Given exercise:
Look through the records that follow. Copy every line containing the word "React".

* BEGIN Data shown *

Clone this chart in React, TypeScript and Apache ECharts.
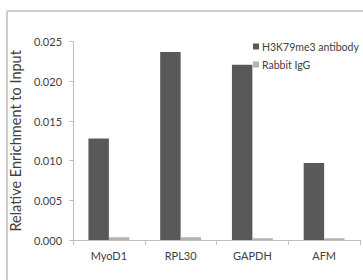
import React, { useEffect, useRef } from "react";
import * as echarts from "echarts";

const categories = ["MyoD1", "RPL30", "GAPDH", "AFM"];
const antibodyValues = [0.0128, 0.0237, 0.0221, 0.0097];
const iggValues = [0.00035, 0.00035, 0.00022, 0.00022];
const seriesNames = ["H3K79me3 antibody", "Rabbit IgG"];
const yTitle = "Relative Enrichment to Input";

export default function App() {
  const ref = useRef<HTMLDivElement>(null);
  useEffect(() => {
    if (!ref.current) return;
    const chart = echarts.init(ref.current, undefined, { renderer: "svg" });
    const font = "Lato, 'Open Sans', sans-serif";
    chart.setOption({
      animation: false,
      backgroundColor: "#ffffff",
      graphic: [
        {
          type: "line",
          silent: true,
          shape: { x1: 7, y1: 11, x2: 363, y2: 11 },
          style: { stroke: "#cccccc", lineWidth: 2 },
        },
        {
          type: "line",
          silent: true,
          shape: { x1: 7, y1: 11, x2: 7, y2: 280 },
          style: { stroke: "#cccccc", lineWidth: 2 },
        },
      ],
      legend: {
        orient: "vertical",
        left: 248,
        top: 36,
        itemWidth: 6,
        itemHeight: 6,
        itemGap: 7,
        icon: "rect",
        data: seriesNames,
        textStyle: { fontFamily: font, fontSize: 10.5, color: "#404040", padding: [0, 0, 0, -2] },
      },
      grid: { left: 72, right: 3, top: 41.7, bottom: 40, containLabel: false },
      xAxis: {
        type: "category",
        data: categories,
        axisLine: { lineStyle: { color: "#bfbfbf", width: 1 } },
        axisTick: { show: true, length: 5, lineStyle: { color: "#bfbfbf" } },
        axisLabel: { fontFamily: font, fontSize: 11, color: "#404040", margin: 10 },
      },
      yAxis: {
        type: "value",
        min: 0,
        max: 0.025,
        interval: 0.005,
        name: yTitle,
        nameLocation: "middle",
        nameGap: 50,
        nameTextStyle: { fontFamily: font, fontSize: 14.5, color: "#404040" },
        axisLine: { show: true, lineStyle: { color: "#bfbfbf", width: 1 } },
        axisTick: { show: true, length: 4, lineStyle: { color: "#bfbfbf" } },
        splitLine: { show: false },
        axisLabel: {
          fontFamily: font,
          fontSize: 11,
          color: "#404040",
          margin: 11,
          formatter: (v: number) => v.toFixed(3),
        },
      },
      series: [
        {
          name: seriesNames[0],
          type: "bar",
          data: antibodyValues,
          barWidth: "28.5%",
          barGap: "0%",
          itemStyle: { color: "#595959" },
        },
        {
          name: seriesNames[1],
          type: "bar",
          data: iggValues,
          barWidth: "28.5%",
          barGap: "0%",
          itemStyle: { color: "#b3b3b3" },
        },
      ],
    });
    return () => chart.dispose();
  }, []);
  return (
    <div
      ref={ref}
      style={{ position: "fixed", left: 0, top: 0, width: 363, height: 280 }}
    />
  );
}
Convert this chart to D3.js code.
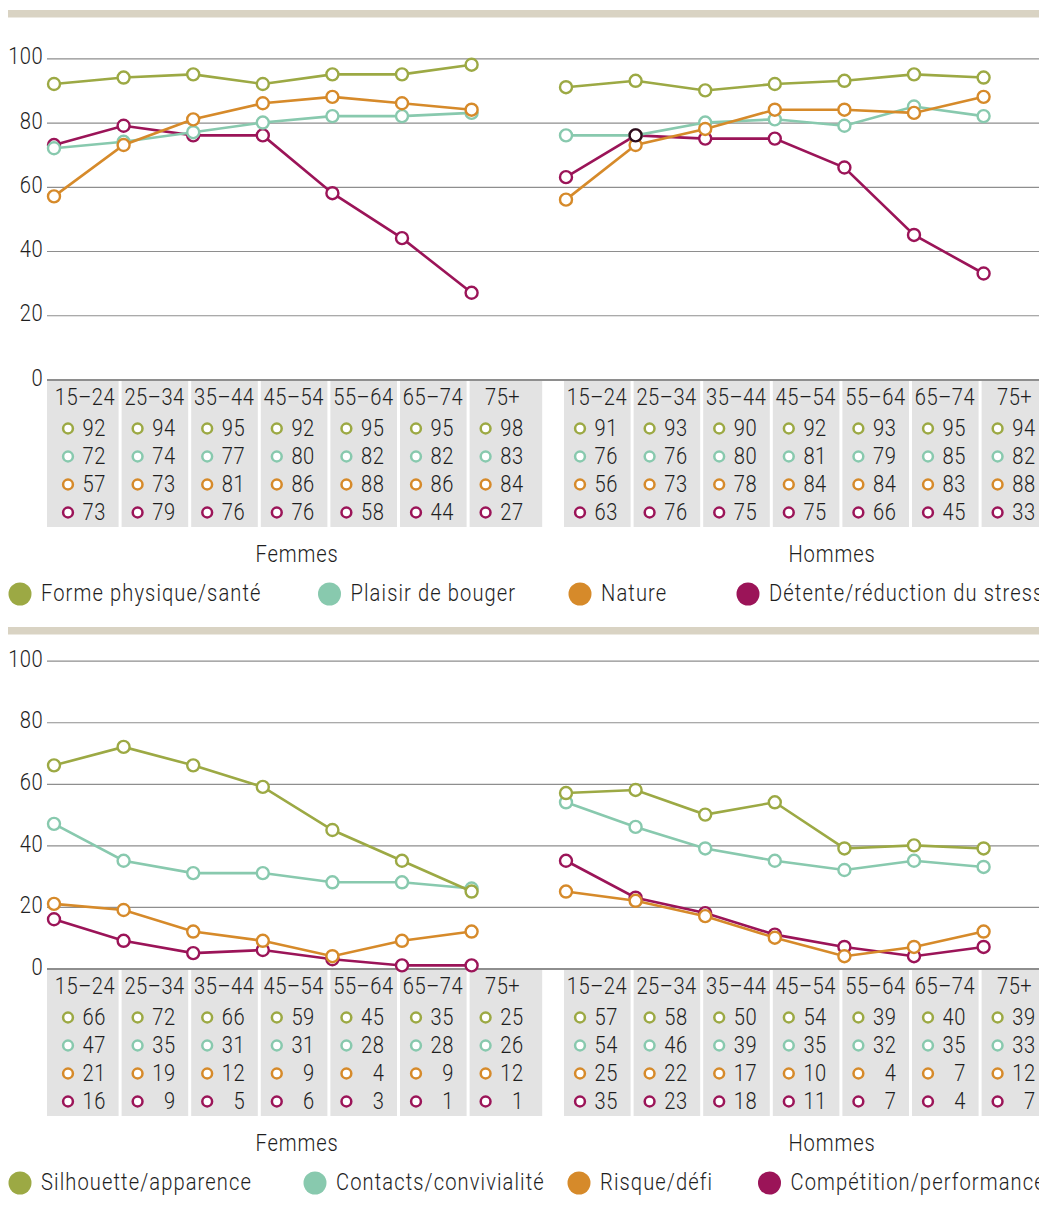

* END Data shown *

Written response:
Clone this chart in React, TypeScript and Apache ECharts.
import React, { useEffect, useRef } from "react";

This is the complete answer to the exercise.